Senin, 15 Oktober 2012

Aku Adalah Aku, Telanjang


"Aku bukan nasionalis, bukan katolik, bukan sosialis. Aku bukan buddha, bukan protestan, bukan westernis. Aku bukan komunis. Aku bukan humanis. Aku adalah semuanya. Mudah-mudahan inilah yang disebut muslim. Aku ingin orang menilai dan memandangku sebagai suatu kemutlakan (absolute entity) tanpa menghubung-hubungkan dari kelompok mana saya termasuk serta dari aliran apa saya berangkat. Memahami manusia sebagai manusia.”
-Ahmad Wahib, pemikir dan pembaharu Islam.

Ilustrasi: hidupkatolik.com

Manusia sebagai mestinya dipandang sebagai manusia utuh tanpa pernak-pernik di sekitarnya. Tapi pada kenyataanya, manusia selalu menganggap manusia sebagai bentuk, aliran, dan lainnya, bukan dalam keutuhannya sebagai manusia. Entah apa yang salah. Apakah para pemuka agama? Mungkin.

Sebagai seorang muslim, saya percaya Alquran. Tapi tafsirnya, tunggu dulu. Tafsir itu ada karena adanya kesepakatan para ulama. Alquran diturunkan di Timur Tengah dengan kondisi dan budaya setempat, ketika masuk ke kultur yang berbeda, perlahan tapi pasti itu akan bercampur dengan kultur lokal. Tidak selamanya kebenaran mereka sama dengan kebenaran yang saya yakini. Alquran, seperti juga karya seni, dimana setiap orang berhak menafsirkannya dengan kebenaran masing-masing.

Banyak ambiguitas saat ada seseorang berkata, “percuma muslim, tapi diem ketika agamanya dihina,” ketika ada aliran Islam lain mengungkapkan tafsirnya menurut kebenarannya. Musim mana yang merasa terhina? Bukankah Alquran itu multitafsir? Bukankah setiap orang mempunyai hak untuk memperjuangkan kebenarannya? Masih banyak setumpuk pertanyaan yang tak menemukan jawaban dalam dunia ini.

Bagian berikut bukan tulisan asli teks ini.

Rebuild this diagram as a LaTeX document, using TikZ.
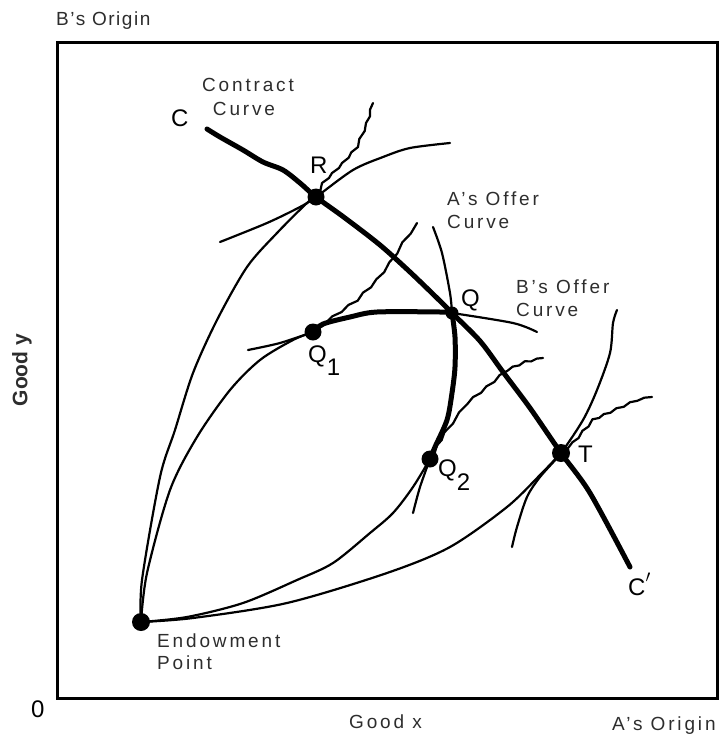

Persepsi saya untuk saat ini terbentuk dan mengatakan bahwa yang paling benar adalah ajaran yang saya anut saat ini. Itu ego saya, mungkin. Tapi setiap manusia punya ego masing-masing. Saya menganggap mereka benar ketika mereka tidak mengganggu ketenangan –kenyamanan untuk hidup bersosial- saya.

"Kita begitu berbeda dalam semua, kecuali dalam cinta."
 -Soe Hok Gie, pemikir dan aktivis yang mati muda.